STATED PROBLEM — Filter the entries that follow, copying every line in which the word "script" appears.

## BEGIN

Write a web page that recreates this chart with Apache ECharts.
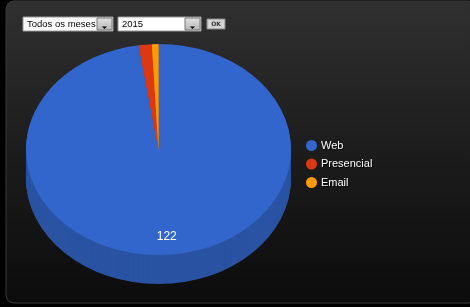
<!DOCTYPE html>
<html>
<head>
<meta charset="utf-8">
<title>Atendimentos</title>
<script src="https://cdn.jsdelivr.net/npm/echarts@6/dist/echarts.min.js"></script>
<style>
  html, body { margin: 0; padding: 0; background: #000; }
  #main { width: 470px; height: 307px; }
</style>
</head>
<body>
<div id="main"></div>
<script>
var categories = ['Web', 'Presencial', 'Email'];
var values = [122, 2, 1];
var colors = ['#3366cc', '#dc3912', '#ff9900'];
var sideColors = ['#2a53a3', '#b02e0e', '#cc7a00'];
var monthLabel = 'Todos os meses';
var yearLabel = '2015';

// ellipse of the 3d pie
var cx = 158.5, cy = 149.5, rx = 132.5, ry = 105.5, depth = 29;
var total = values.reduce(function (a, b) { return a + b; }, 0);

function sliceAngles(i) {
  var before = 0;
  for (var j = 0; j < i; j++) before += values[j];
  var a0 = -Math.PI / 2 + before / total * Math.PI * 2;
  return [a0, a0 + values[i] / total * Math.PI * 2];
}

function sector(i, dy, color) {
  var a = sliceAngles(i);
  return {
    type: 'sector',
    x: cx, y: cy + dy,
    scaleY: ry / rx,
    shape: { cx: 0, cy: 0, r0: 0, r: rx, startAngle: a[0], endAngle: a[1], clockwise: true },
    style: { fill: color }
  };
}

var sideSeries = {
  type: 'custom',
  coordinateSystem: 'none',
  silent: true,
  z: 1,
  data: values,
  renderItem: function (params, api) {
    var kids = [];
    for (var k = depth; k >= 1; k--) kids.push(sector(params.dataIndex, k, sideColors[params.dataIndex]));
    return { type: 'group', children: kids };
  }
};

var topSeries = categories.map(function (name, i) {
  return {
    name: name,
    type: 'custom',
    coordinateSystem: 'none',
    z: 2,
    itemStyle: { color: colors[i] },
    data: [values[i]],
    renderItem: function (params, api) {
      var kids = [sector(i, 0, colors[i])];
      if (values[i] / total > 0.05) {
        var a = sliceAngles(i), m = (a[0] + a[1]) / 2;
        kids.push({
          type: 'text',
          x: cx + Math.cos(m) * rx * 0.83,
          y: cy + Math.sin(m) * ry * 0.83,
          style: {
            text: String(api.value(0)),
            fill: '#fff',
            fontSize: 12, fontFamily: '"Liberation Sans", Arial, sans-serif',
            align: 'center', verticalAlign: 'middle',
            textAlign: 'center', textVerticalAlign: 'middle'
          }
        });
      }
      return { type: 'group', children: kids };
    }
  };
});

function selectBox(x, w, label) {
  return {
    type: 'group',
    children: [
      { type: 'rect', z: 1, shape: { x: x, y: 17, width: w, height: 14 }, style: { fill: '#fff', stroke: '#9a9a9a', lineWidth: 1 } },
      { type: 'rect', z: 2, shape: { x: x + w - 16, y: 18, width: 15, height: 12 },
        style: { fill: new echarts.graphic.LinearGradient(0, 0, 0, 1, [{ offset: 0, color: '#e4e4e4' }, { offset: 1, color: '#b4b4b4' }]), stroke: '#777', lineWidth: 1 } },
      { type: 'polygon', z: 3, shape: { points: [[x + w - 11, 26.5], [x + w - 6, 26.5], [x + w - 8.5, 29]] }, style: { fill: '#000' } },
      { type: 'text', z: 4, x: x + 4, y: 24.5, style: { text: label, fill: '#000', font: '9.5px "Liberation Sans", Arial, sans-serif', verticalAlign: 'middle', textVerticalAlign: 'middle' } }
    ]
  };
}

var chart = echarts.init(document.getElementById('main'));
chart.setOption({
  backgroundColor: 'transparent',
  animation: false,
  legend: {
    orient: 'vertical',
    left: 301, top: 135,
    icon: 'circle',
    itemWidth: 11, itemHeight: 11, itemGap: 7.5,
    selectedMode: false,
    data: categories,
    textStyle: { color: '#fff', fontSize: 11, fontFamily: '"Liberation Sans", Arial, sans-serif', padding: [0, 0, 0, -1],
      textShadowColor: 'rgba(0,0,0,0.8)', textShadowBlur: 1, textShadowOffsetX: 1, textShadowOffsetY: 1 }
  },
  graphic: [
    { type: 'rect', z: -10, shape: { x: 6, y: 1, width: 470, height: 302, r: 8 },
      style: { fill: new echarts.graphic.LinearGradient(0, 0, 0, 1, [{ offset: 0, color: '#303030' }, { offset: 0.45, color: '#1e1e1e' }, { offset: 1, color: '#0c0c0c' }]), stroke: '#3a3a3a', lineWidth: 1 } },
    selectBox(23, 90, monthLabel),
    selectBox(118, 83, yearLabel),
    { type: 'rect', shape: { x: 207, y: 19, width: 18, height: 10 }, style: { fill: '#d4d4d4', stroke: '#888', lineWidth: 1 } },
    { type: 'text', x: 216, y: 24, style: { text: 'OK', fill: '#333', fontSize: 6, fontWeight: 'bold', fontFamily: '"DejaVu Sans", sans-serif', align: 'center', verticalAlign: 'middle', textAlign: 'center', textVerticalAlign: 'middle' } }
  ],
  series: [sideSeries].concat(topSeries)
});
</script>
</body>
</html>
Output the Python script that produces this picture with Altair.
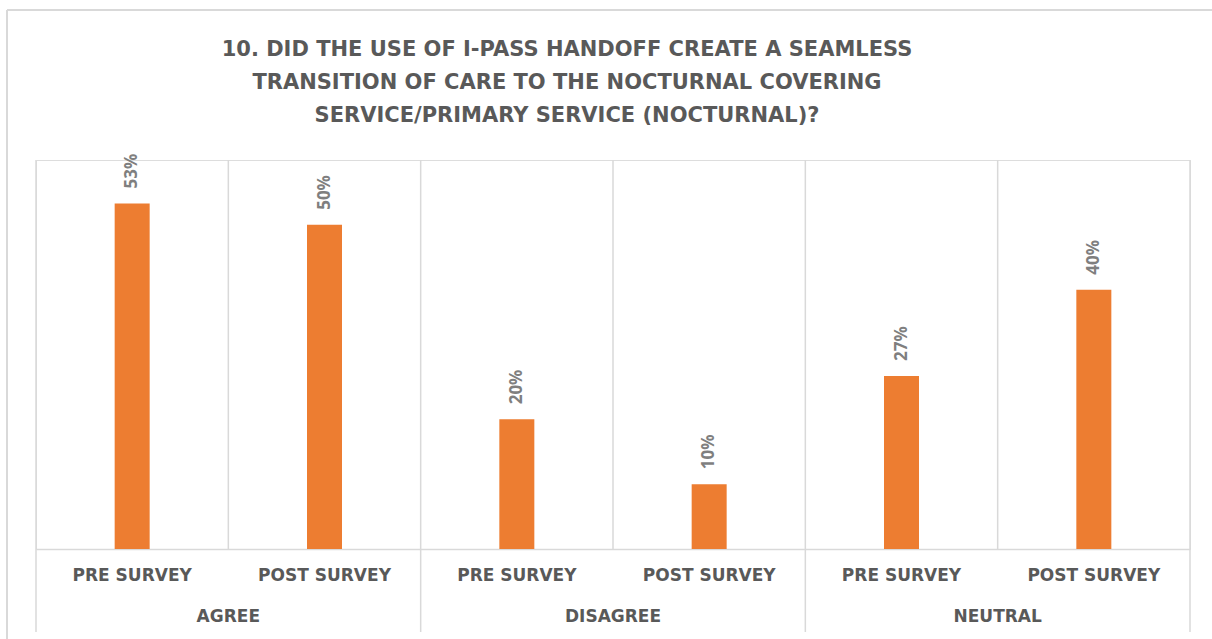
import altair as alt
import pandas as pd

groups = ["AGREE", "AGREE", "DISAGREE", "DISAGREE", "NEUTRAL", "NEUTRAL"]
subs = ["PRE SURVEY", "POST SURVEY", "PRE SURVEY", "POST SURVEY", "PRE SURVEY", "POST SURVEY"]
values = [0.533, 0.50, 0.20, 0.10, 0.267, 0.40]
group_names = ["AGREE", "DISAGREE", "NEUTRAL"]
title_lines = [
    "10.  DID THE USE OF I-PASS HANDOFF CREATE A SEAMLESS",
    "TRANSITION OF CARE TO THE NOCTURNAL COVERING",
    "SERVICE/PRIMARY SERVICE (NOCTURNAL)?",
]

keys = [g + "|" + s for g, s in zip(groups, subs)]
df = pd.DataFrame({"key": keys, "group": groups, "sub": subs, "value": values})
pre_df = df[df["sub"] == "PRE SURVEY"]
post_df = df[df["sub"] == "POST SURVEY"]
last_df = df.iloc[[-1]]

W, H = 1154, 389
STEP = W / len(keys)
LINE = "#D9D9D9"
TXT = "#595959"
FONT = "DejaVu Sans"

xs = alt.Scale(domain=keys, paddingInner=0, paddingOuter=0)
ys = alt.Scale(domain=[0, 0.6])

base = alt.Chart(df)

bars = base.mark_bar(width=35, color="#ED7D31").encode(
    x=alt.X("key:N", scale=xs, sort=keys,
            axis=alt.Axis(title=None, labelExpr="split(datum.label, '|')[1]",
                          labelAngle=0, labelAlign="center", ticks=False,
                          domainColor=LINE, domainWidth=1.5,
                          labelFont=FONT, labelFontSize=17, labelFontWeight="bold",
                          labelColor=TXT, labelPadding=18, labelBaseline="top", grid=False)),
    y=alt.Y("value:Q", scale=ys, axis=None),
)

labels = base.mark_text(angle=270, align="left", baseline="middle", dx=15,
                        font="Open Sans", fontSize=17, fontWeight="bold",
                        color="#7F7F7F").encode(
    x=alt.X("key:N", scale=xs, sort=keys),
    y=alt.Y("value:Q", scale=ys),
    text=alt.Text("value:Q", format=".0%"),
)

group_text = alt.Chart(pre_df).mark_text(dx=STEP / 2, font=FONT, fontSize=17,
                                         fontWeight="bold", color=TXT,
                                         baseline="middle").encode(
    x=alt.X("key:N", scale=xs, sort=keys),
    y=alt.value(457),
    text="group:N",
)

long_sep = alt.Chart(pre_df).mark_rule(color=LINE, strokeWidth=1.5).encode(
    x=alt.X("key:N", scale=xs, sort=keys, bandPosition=0),
    y=alt.value(0), y2=alt.value(472),
)
short_sep = alt.Chart(post_df).mark_rule(color=LINE, strokeWidth=1.5).encode(
    x=alt.X("key:N", scale=xs, sort=keys, bandPosition=0),
    y=alt.value(0), y2=alt.value(389),
)
right_sep = alt.Chart(last_df).mark_rule(color=LINE, strokeWidth=1.5).encode(
    x=alt.X("key:N", scale=xs, sort=keys, bandPosition=1),
    y=alt.value(0), y2=alt.value(472),
)

border_top = alt.Chart(last_df).mark_rule(color=LINE, strokeWidth=2).encode(
    x=alt.value(-29), x2=alt.value(1200), y=alt.value(-150),
)
border_left = alt.Chart(last_df).mark_rule(color=LINE, strokeWidth=2).encode(
    x=alt.value(-29), y=alt.value(-150), y2=alt.value(480),
)

chart = alt.layer(
    border_top, border_left, long_sep, short_sep, right_sep, bars, labels, group_text
).properties(
    width=W, height=H,
    title=alt.TitleParams(text=title_lines, font=FONT, fontSize=21, fontWeight="bold",
                          color=TXT, lineHeight=33, anchor="middle", frame="group",
                          dx=-46, baseline="top", offset=-117),
    autosize=alt.AutoSizeParams(type="none"),
    padding={"left": 36, "top": 160, "right": 22, "bottom": 90},
).configure_view(stroke=None).configure(background="white")

chart.save("out.html", embed_options={"renderer": "svg", "actions": False})
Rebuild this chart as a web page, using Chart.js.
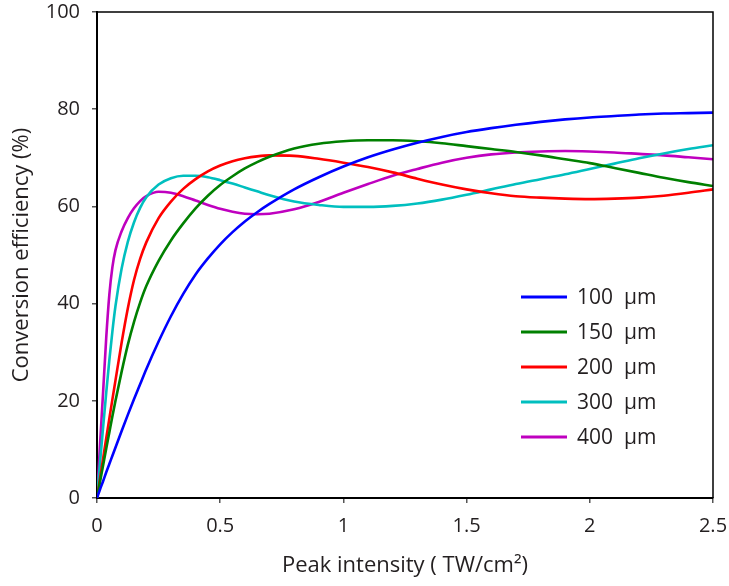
<!DOCTYPE html>
<html>
<head>
<meta charset="utf-8">
<script src="https://cdn.jsdelivr.net/npm/chart.js@4/dist/chart.umd.min.js"></script>
<style>
  html, body { margin: 0; padding: 0; background: #fff; }
  #wrap { width: 729px; height: 586px; position: relative; }
</style>
</head>
<body>
<div id="wrap"><canvas id="c" width="729" height="586"></canvas></div>
<script>
// Peak intensity (TW/cm^2)
const xs = [0, 0.0125, 0.025, 0.0375, 0.05, 0.0625, 0.075, 0.1, 0.125, 0.15, 0.175, 0.2,
  0.25, 0.3, 0.35, 0.4, 0.45, 0.5, 0.55, 0.6, 0.65, 0.7,
  0.8, 0.9, 1.0, 1.1, 1.2, 1.3, 1.4, 1.5, 1.6, 1.7, 1.8, 1.9, 2.0, 2.1, 2.2, 2.3, 2.4, 2.5];

// Conversion efficiency (%)
const eff100 = [0, 1.8, 3.5, 5.3, 7, 8.7, 10.4, 13.8, 17.1, 20.3, 23.4, 26.5,
  32.2, 37.4, 42, 46, 49.3, 52.2, 54.7, 56.9, 58.8, 60.5,
  63.5, 66, 68.2, 70.1, 71.7, 73.1, 74.3, 75.3, 76.1, 76.8, 77.4, 77.9, 78.3, 78.6, 78.9, 79.1, 79.2, 79.3];
const eff150 = [0, 3.4, 6.8, 10.2, 13.5, 16.8, 20, 26, 31.5, 36.2, 40.2, 43.6,
  48.8, 53, 56.5, 59.6, 62.2, 64.4, 66.2, 67.8, 69.1, 70.2,
  71.9, 72.9, 73.4, 73.6, 73.6, 73.4, 73, 72.4, 71.8, 71.2, 70.5, 69.7, 68.9, 67.9, 66.9, 65.9, 65, 64.2];
const eff200 = [0, 4.1, 8.2, 12.3, 16.3, 20.3, 24.2, 32, 39, 44.8, 49.2, 52.6,
  57.6, 61, 63.6, 65.6, 67.2, 68.4, 69.3, 69.9, 70.3, 70.5,
  70.4, 69.8, 69, 68.1, 67, 65.7, 64.5, 63.5, 62.7, 62.1, 61.8, 61.6, 61.5, 61.6, 61.8, 62.2, 62.8, 63.5];
const eff300 = [0, 7.4, 14.7, 21.7, 28.3, 34.3, 39.5, 47.2, 52.7, 56.7, 59.7, 61.9,
  64.5, 65.8, 66.3, 66.3, 66, 65.4, 64.7, 63.9, 63.1, 62.3,
  61, 60.3, 59.9, 59.9, 60.1, 60.6, 61.4, 62.4, 63.5, 64.6, 65.6, 66.6, 67.7, 68.8, 69.9, 70.9, 71.8, 72.6];
const eff400 = [0, 11.2, 22, 33, 41.8, 47.5, 51, 54.9, 57.6, 59.6, 61.1, 62.1,
  63, 62.8, 62.1, 61.2, 60.3, 59.5, 58.9, 58.5, 58.4, 58.5,
  59.4, 60.9, 62.8, 64.6, 66.3, 67.7, 69, 70, 70.7, 71.1, 71.3, 71.4, 71.3, 71.1, 70.8, 70.5, 70.1, 69.7];

const seriesLabels = ['100  µm', '150  µm', '200  µm', '300  µm', '400  µm'];
const seriesColors = ['#0000ff', '#008000', '#ff0000', '#00bfbf', '#bf00bf'];
const seriesValues = [eff100, eff150, eff200, eff300, eff400];

const xTickLabels = ['0', '0.5', '1', '1.5', '2', '2.5'];
const yTickLabels = ['0', '20', '40', '60', '80', '100'];

const FONT = "'Open Sans', 'Noto Sans', 'DejaVu Sans', sans-serif";
const TEXT = '#231f20';

const datasets = seriesValues.map((vals, k) => ({
  label: seriesLabels[k],
  data: xs.map((x, i) => ({ x: x, y: vals[i] })),
  borderColor: seriesColors[k],
  backgroundColor: seriesColors[k],
  borderWidth: 2.6,
  pointRadius: 0,
  cubicInterpolationMode: 'monotone',
  fill: false
}));

const framePlugin = {
  id: 'frame',
  afterDatasetsDraw(chart) {
    const { ctx, chartArea: a } = chart;
    ctx.save();
    ctx.strokeStyle = '#000';
    ctx.lineWidth = 1.5;
    ctx.beginPath();
    ctx.moveTo(a.left, a.top);
    ctx.lineTo(a.right, a.top);
    ctx.lineTo(a.right, a.bottom);
    ctx.stroke();
    ctx.restore();
  }
};

const legendPlugin = {
  id: 'insideLegend',
  afterDatasetsDraw(chart) {
    const { ctx, chartArea: a } = chart;
    ctx.save();
    const x0 = a.right - 192;
    const y0 = a.top + 285;
    chart.data.datasets.forEach((ds, i) => {
      const y = y0 + i * 35;
      ctx.strokeStyle = ds.borderColor;
      ctx.lineWidth = 3;
      ctx.beginPath();
      ctx.moveTo(x0, y);
      ctx.lineTo(x0 + 46, y);
      ctx.stroke();
      ctx.fillStyle = TEXT;
      ctx.font = "21px " + FONT;
      ctx.textBaseline = 'middle';
      ctx.textAlign = 'left';
      ctx.fillText(ds.label, x0 + 56, y + 1);
    });
    ctx.restore();
  }
};

new Chart(document.getElementById('c'), {
  type: 'line',
  data: { datasets },
  options: {
    responsive: false,
    animation: false,
    layout: { padding: { left: 0, right: 16, top: 12, bottom: 0 } },
    plugins: { legend: { display: false }, tooltip: { enabled: false } },
    scales: {
      x: {
        type: 'linear',
        min: 0, max: 2.5,
        afterFit(scale) { scale.height = 88; scale.paddingLeft = 0; scale.paddingRight = 0; },
        afterBuildTicks(scale) {
          scale.ticks = xTickLabels.map(v => ({ value: parseFloat(v) }));
        },
        ticks: {
          color: TEXT,
          font: { family: FONT, size: 20 },
          padding: 11,
          maxRotation: 0,
          callback: (v, i) => xTickLabels[i]
        },
        grid: { drawOnChartArea: false, drawTicks: true, tickLength: 5, color: '#555', lineWidth: 1.5 },
        border: { display: true, color: '#000', width: 2 },
        title: {
          display: true,
          text: 'Peak intensity ( TW/cm²)',
          color: TEXT,
          font: { family: FONT, size: 22 },
          padding: { top: 0, bottom: 7 }
        }
      },
      y: {
        type: 'linear',
        min: 0, max: 100,
        afterFit(scale) { scale.width = 97; scale.paddingTop = 0; scale.paddingBottom = 0; },
        afterBuildTicks(scale) {
          scale.ticks = yTickLabels.map(v => ({ value: parseFloat(v) }));
        },
        ticks: {
          color: TEXT,
          font: { family: FONT, size: 20 },
          padding: 12,
          callback: (v, i) => yTickLabels[i]
        },
        grid: { drawOnChartArea: false, drawTicks: true, tickLength: 5, color: '#555', lineWidth: 1.5 },
        border: { display: true, color: '#000', width: 2 },
        title: {
          display: true,
          text: 'Conversion efficiency (%)',
          color: TEXT,
          font: { family: FONT, size: 22 },
          padding: { top: 9, bottom: 0 }
        }
      }
    }
  },
  plugins: [framePlugin, legendPlugin]
});
</script>
</body>
</html>
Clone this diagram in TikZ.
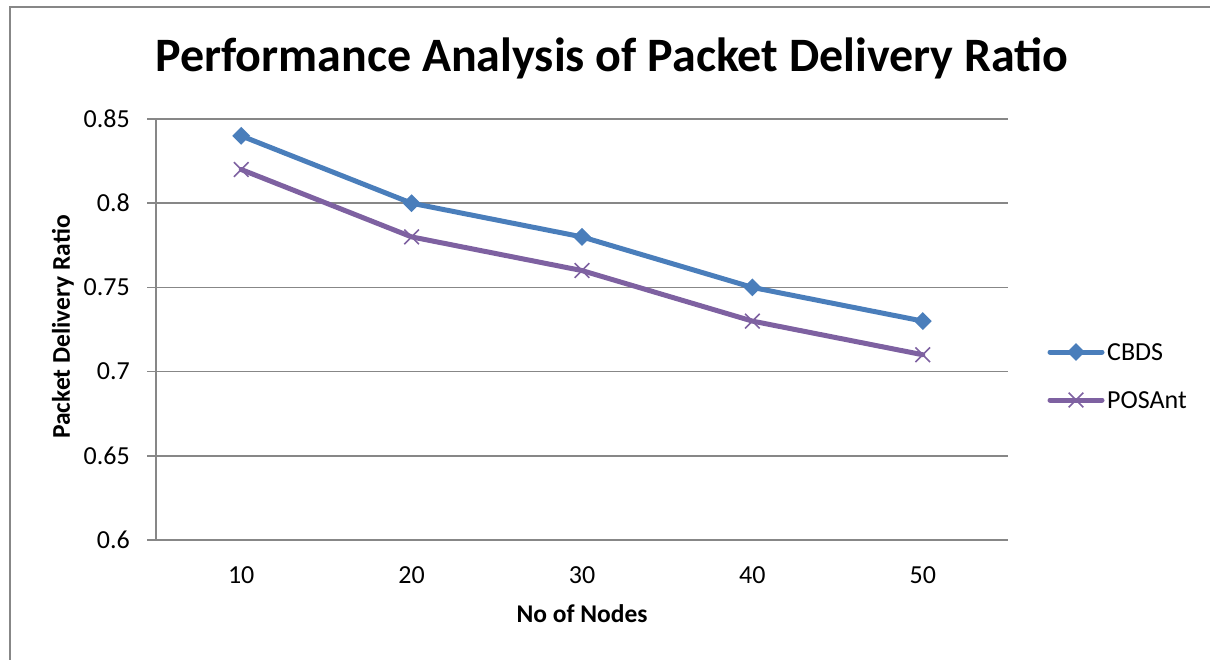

## END

ANSWER BELOW —
<script src="https://cdn.jsdelivr.net/npm/echarts@6/dist/echarts.min.js"></script>
<script>
</script>
Output the Python script that produces this picture with Altair.
<script src="https://cdn.jsdelivr.net/npm/chart.js@4/dist/chart.umd.min.js"></script>
<script>
</script>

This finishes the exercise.